I wrote up a post on this topic for my blog but didn't end up posting it. You've inspired me to put the whole thing up. My conclusion:

"Let them rant and argue, Sancho, there’s giants here need jousting. The world will be better for this, that one nation still strives to reach the unreachable star. Of all the arguments for sending an American manned mission to Mars, [Edmund] Hillary’s is the only really respectable one. We should go to Mars because it is there; and if we should find that it is technically and economically difficult, in the words of President Kennedy, inspiring a nation to its first steps on an alien world, we choose to do these things not because they are easy but precisely because they are hard. Mr. President, let’s go to Mars."

Shmikey

I guess that I see things a little differently. I watched a documentary a few years back about a climb up Everest that ended with the loss of a couple of climbers, one who had a family at home, and I decided that the pursuit of some thing is not necessarily a good thing. I think that these pursuits can get to the point of looking like the Tower of Babel, and we are trying to prove that we don't need God, as long as we can rely on technology to fill our needs. I will change my opinion when the mission takes on the attitude of Christopher Columbus, and we intend to spread the Gospel through these endeavors.

Shakespeare's Cobbler the ever loginner forgetter who needs to sync all his blog IDs

Actually, the second and third books in the trilogy were very little to do with Mars. Rather it was an integration of salvation history with a whole cosmic creation -- represented by Lewis via merely the solar system, for whatever reason. Mars was, though, the perfect starting point.
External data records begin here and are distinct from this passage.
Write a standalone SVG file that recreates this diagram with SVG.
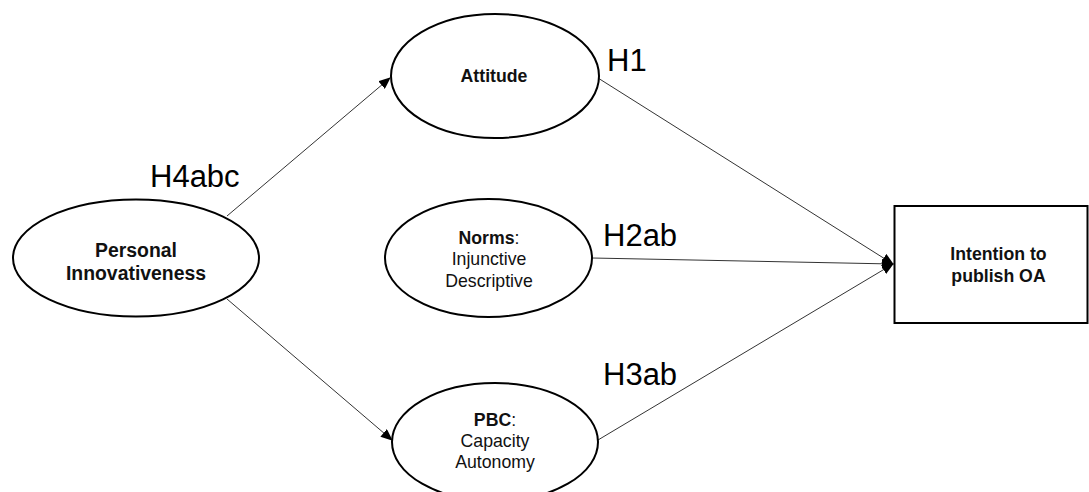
<svg xmlns="http://www.w3.org/2000/svg" width="1089" height="492" viewBox="0 0 1089 492">
<style>
.node{fill:#fff;stroke:#000;stroke-width:2}
.conn{stroke:#333;stroke-width:1;fill:none}
.t{font-family:"Liberation Sans",Arial,sans-serif;font-size:17.7px;fill:#111;text-anchor:middle}
.b{font-weight:bold}
.big{font-size:19.4px}
.h{font-family:"Liberation Sans",Arial,sans-serif;font-size:31px;fill:#000}
</style>
<defs>
<marker id="arr" markerUnits="userSpaceOnUse" markerWidth="12" markerHeight="10" viewBox="0 0 12 10" refX="11" refY="5" orient="auto">
<path d="M0,0 L12,5 L0,10 Z" fill="#000"/>
</marker>
</defs>
<rect width="1089" height="492" fill="#fff"/>
<g id="connectors">
<line class="conn" x1="227" y1="216" x2="390" y2="78" marker-end="url(#arr)"/>
<line class="conn" x1="227" y1="299" x2="392" y2="440" marker-end="url(#arr)"/>
<line class="conn" x1="598" y1="78" x2="893" y2="264" marker-end="url(#arr)"/>
<line class="conn" x1="592" y1="258" x2="893" y2="264" marker-end="url(#arr)"/>
<line class="conn" x1="598" y1="440" x2="893" y2="264" marker-end="url(#arr)"/>
</g>
<g id="personal-innovativeness">
<ellipse class="node" cx="136" cy="258" rx="123" ry="58.5"/>
<text class="t b big" x="136" y="256.5">Personal</text>
<text class="t b big" x="136" y="280">Innovativeness</text>
</g>
<g id="attitude">
<ellipse class="node" cx="495" cy="76" rx="104" ry="62"/>
<text class="t b" x="494" y="82">Attitude</text>
</g>
<g id="norms">
<ellipse class="node" cx="488.5" cy="258" rx="103.5" ry="59"/>
<text class="t" x="489" y="244"><tspan class="b">Norms</tspan>:</text>
<text class="t" x="489" y="265">Injunctive</text>
<text class="t" x="489" y="287">Descriptive</text>
</g>
<g id="pbc">
<ellipse class="node" cx="495" cy="442" rx="103" ry="59"/>
<text class="t" x="495" y="426"><tspan class="b">PBC</tspan>:</text>
<text class="t" x="495" y="447">Capacity</text>
<text class="t" x="495" y="468">Autonomy</text>
</g>
<g id="intention">
<rect class="node" x="894.5" y="206" width="193" height="117"/>
<text class="t b" x="998.5" y="260">Intention to</text>
<text class="t b" x="998.5" y="282">publish OA</text>
</g>
<g id="labels">
<text class="h" x="150" y="187">H4abc</text>
<text class="h" x="607" y="71">H1</text>
<text class="h" x="603" y="246">H2ab</text>
<text class="h" x="603" y="385">H3ab</text>
</g>
</svg>
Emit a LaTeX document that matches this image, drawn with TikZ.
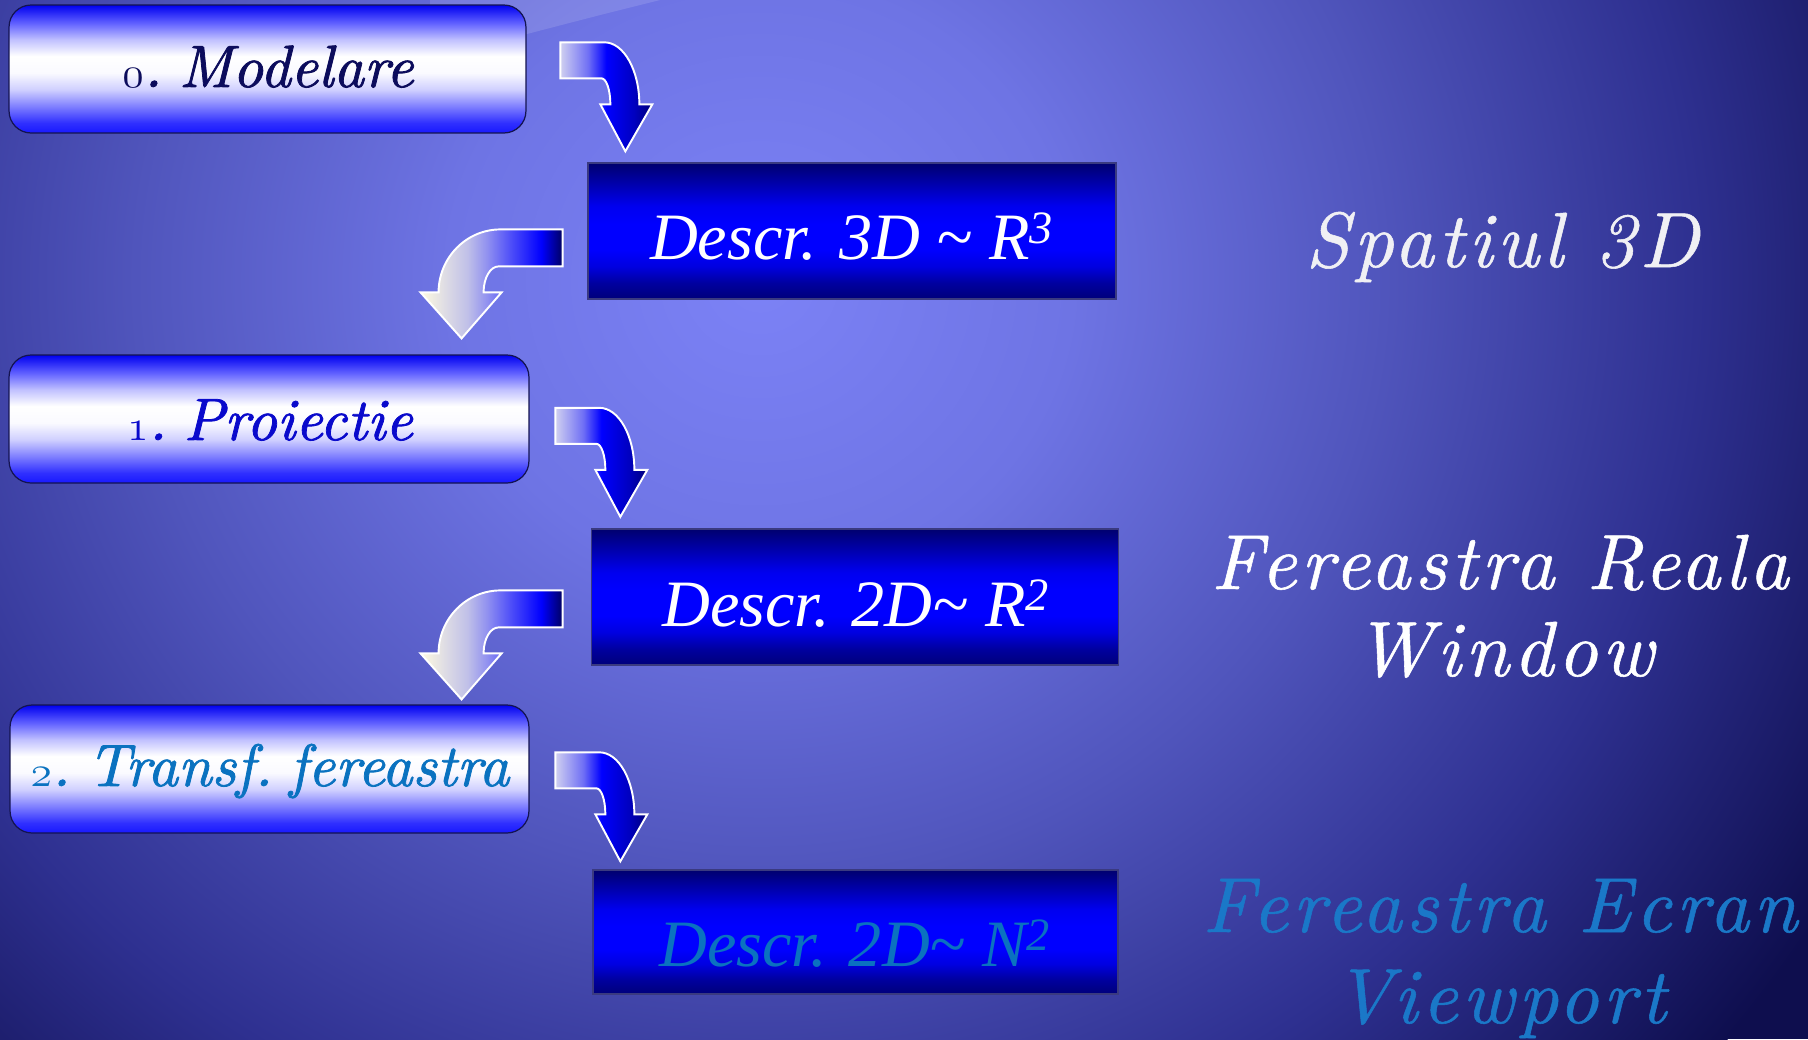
\documentclass[tikz,border=0pt]{standalone}
\usepackage{fontspec}
\usetikzlibrary{calc}
\newfontfamily\descrfont{Liberation Serif}
\newfontfamily\boxfont{lmroman10-italic.otf}[FakeBold=1.3, WordSpace=0.45]
\newfontfamily\sidefont{lmroman10-italic.otf}[LetterSpace=5.5, FakeBold=0.7]
\newcommand{\osnum}[1]{{\fontencoding{OML}\fontfamily{lmm}\fontseries{b}\fontshape{it}\fontsize{41}{44}\selectfont #1}}
\definecolor{bgA}{HTML}{7C82F6}
\definecolor{bgB}{HTML}{6E74E4}
\definecolor{bgC}{HTML}{5055BC}
\definecolor{bgD}{HTML}{2E3090}
\definecolor{bgE}{HTML}{0E0E4E}
\definecolor{lb1}{HTML}{1818FF}
\definecolor{lb2}{HTML}{3030FF}
\definecolor{lb3}{HTML}{8080FF}
\definecolor{lb4}{HTML}{D0D0FF}
\definecolor{lb5}{HTML}{FAFAFF}
\definecolor{lb6}{HTML}{C0C0FF}
\definecolor{lb7}{HTML}{6060FF}
\definecolor{lb8}{HTML}{0000F0}
\definecolor{db1}{HTML}{00007A}
\definecolor{db2}{HTML}{0000A0}
\definecolor{db3}{HTML}{0000E0}
\definecolor{db4}{HTML}{0000FF}
\definecolor{db5}{HTML}{0000F0}
\definecolor{db6}{HTML}{0000C0}
\definecolor{db7}{HTML}{00006E}
\definecolor{aa1}{HTML}{D0D0F0}
\definecolor{aa2}{HTML}{7070F5}
\definecolor{aa3}{HTML}{0000FF}
\definecolor{aa4}{HTML}{0000C0}
\definecolor{aa5}{HTML}{00007A}
\definecolor{ab1}{HTML}{FFFBE0}
\definecolor{ab2}{HTML}{C0C0E8}
\definecolor{ab3}{HTML}{9090F0}
\definecolor{ab4}{HTML}{5050F8}
\definecolor{ab5}{HTML}{0000FF}
\definecolor{ab6}{HTML}{000060}
\definecolor{lboxline}{HTML}{141450}
\definecolor{dboxline}{HTML}{3A3A80}
\definecolor{txnavy}{HTML}{0C0C5C}
\definecolor{txblue}{HTML}{0A0ACC}
\definecolor{txsteel}{HTML}{0A72C0}
\definecolor{txsilver}{HTML}{F0F0F4}
\definecolor{txlblue}{HTML}{1A78C8}
\pgfdeclareradialshading{bgshade}{\pgfpoint{0bp}{0bp}}{color(0bp)=(bgA); color(6.25bp)=(bgB); color(12.5bp)=(bgC); color(18.75bp)=(bgD); color(25bp)=(bgE); color(50bp)=(bgE)}
\pgfdeclareverticalshading{lboxshade}{100bp}{color(0bp)=(lb1); color(25bp)=(lb1); color(29bp)=(lb2); color(35.5bp)=(lb3); color(42bp)=(lb4); color(48.5bp)=(lb5); color(55bp)=(white); color(61.5bp)=(lb6); color(68bp)=(lb7); color(75bp)=(lb8); color(100bp)=(lb8)}
\pgfdeclareverticalshading{dboxshade}{100bp}{color(0bp)=(db1); color(25bp)=(db1); color(31bp)=(db2); color(37bp)=(db3); color(43bp)=(db4); color(52.5bp)=(db4); color(59bp)=(db5); color(65bp)=(db6); color(75bp)=(db7); color(100bp)=(db7)}
\pgfdeclarehorizontalshading{arrAshade}{100bp}{color(0bp)=(aa1); color(25bp)=(aa1); color(40bp)=(aa2); color(50bp)=(aa3); color(65bp)=(aa4); color(75bp)=(aa5); color(100bp)=(aa5)}
\pgfdeclarehorizontalshading{arrBshade}{100bp}{color(0bp)=(ab1); color(25bp)=(ab1); color(41.5bp)=(ab2); color(48.5bp)=(ab3); color(56.5bp)=(ab4); color(67.5bp)=(ab5); color(75bp)=(ab6); color(100bp)=(ab6)}
\tikzset{
  lbox/.style={draw=lboxline, line width=0.7pt, rounded corners=0.44cm, shade, shading=lboxshade, minimum height=2.56cm, inner sep=0pt},
  dbox/.style={draw=dboxline, line width=0.8pt, shade, shading=dboxshade, inner sep=0pt},
  ltext/.style={font=\boxfont\fontsize{34}{38}\selectfont, anchor=base, inner sep=0pt},
  dtext/.style={font=\descrfont\fontsize{37.7}{42}\selectfont\itshape, anchor=base, inner sep=0pt},
  rtext/.style={font=\sidefont\fontsize{44.5}{48}\selectfont, anchor=base, inner sep=0pt},
  arrowline/.style={draw=white, line width=1.1pt, line join=miter},
  pics/arrowA/.style={code={
    \shade[arrowline, shading=arrAshade]
      (-65,-109) -- (-21,-109) .. controls (-1.7,-109) and (14,-81.2) .. (14,-47)
      -- (27,-47) -- (0,0) -- (-25,-47) -- (-15,-47)
      .. controls (-15,-61.4) and (-19,-73) .. (-24,-73) -- (-65,-73) -- cycle;
  }},
  pics/arrowB/.style={code={
    \shade[arrowline, shading=arrBshade]
      (101,-109) -- (101,-72) -- (37,-72) .. controls (28.7,-72) and (22,-60.4) .. (22,-46)
      -- (40,-46) -- (0,0) -- (-41,-46) -- (-23,-46)
      .. controls (-23,-80.8) and (4.8,-109) .. (39,-109) -- cycle;
  }}
}
\begin{document}
\begin{tikzpicture}[x=0.02cm, y=-0.02cm]
\useasboundingbox (0,0) rectangle (1808,1039);
% background
\fill[bgE] (0,0) rectangle (1808,1039);
\begin{scope}
  \clip (0,0) rectangle (1808,1039);
  \shade[shading=bgshade] (760,280) ellipse [x radius=25cm, y radius=24cm];
  \fill[white, opacity=0.13] (430,0) -- (660,0) .. controls (600,15) .. (527,34) -- (430,58) -- cycle;
\end{scope}
% left rounded boxes
\node[lbox, minimum width=10.34cm] (m0) at (267.5,69) {};
\node[lbox, minimum width=10.40cm] (m1) at (269,419) {};
\node[lbox, minimum width=10.38cm] (m2) at (269.5,769) {};
\node[ltext, text=txnavy] (t0) at (268,87) {\osnum{0}. Modelare};
\node[ltext, text=txblue] (t1) at (270,440) {\osnum{1}. Proiectie};
\node[ltext, text=txsteel] (t2) at (270,786) {\osnum{2}. Transf. fereastra};
% description boxes
\node[dbox, minimum width=10.56cm, minimum height=2.72cm] (d3) at (852,231) {};
\node[dbox, minimum width=10.54cm, minimum height=2.72cm] (d2) at (855,597) {};
\node[dbox, minimum width=10.50cm, minimum height=2.48cm] (n2) at (855.5,932) {};
\node[dtext, text=white] (td3) at (852,259) {Descr. 3D \textasciitilde{} R\textsuperscript{3}};
\node[dtext, text=white] (td2) at (856,626) {Descr. 2D\textasciitilde{} R\textsuperscript{2}};
\node[dtext, text=txsteel] (tn2) at (855,966) {Descr. 2D\textasciitilde{} N\textsuperscript{2}};
% right labels
\node[rtext, text=txsilver] (s3) at (1502,267) {Spatiul 3D};
\node[rtext, text=white] (fr) at (1500,589) {Fereastra Reala};
\node[rtext, text=white] (wi) at (1504,676) {Window};
\node[rtext, text=txlblue] (fe) at (1500,932) {Fereastra Ecran};
\node[rtext, text=txlblue] (vp) at (1500,1023) {Viewport};
% curved block arrows
\pic at ($(d3.north west)+(38,-11)$) {arrowA};
\pic at ($(d2.north west)+(29.5,-11.5)$) {arrowA};
\pic at ($(n2.north west)+(28,-8)$) {arrowA};
\pic at ($(m1.north east)+(-68,-16)$) {arrowB};
\pic at ($(m2.north east)+(-68,-5)$) {arrowB};
\end{tikzpicture}
\end{document}
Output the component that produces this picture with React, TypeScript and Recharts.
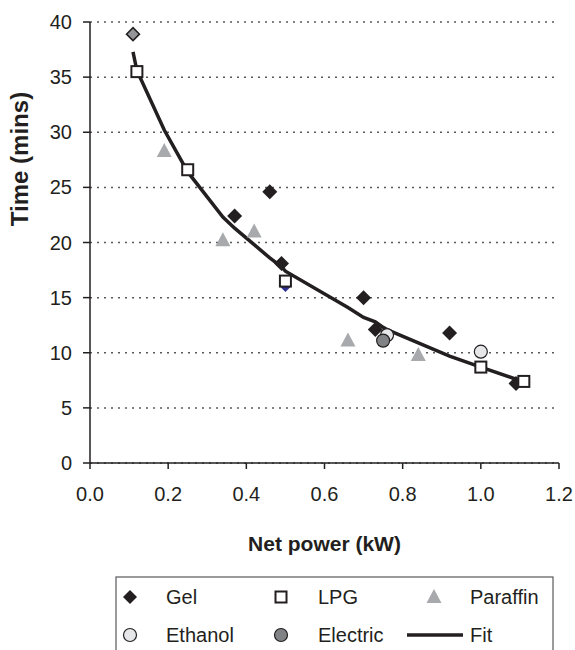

I just bring it up because Venus, in the second of the trilogy, seems even more ripe with life -- though, perhaps I am decieved by the ages of the worlds, Mars being old and Venus young. (The third, in case anyone is curious and wanting a teaser since they haven't actually read this bunch of books [which means they need to go read it as soon as they've had their teaser -- go, go!], centers on Earth and the war down here from the cosmic perspective.)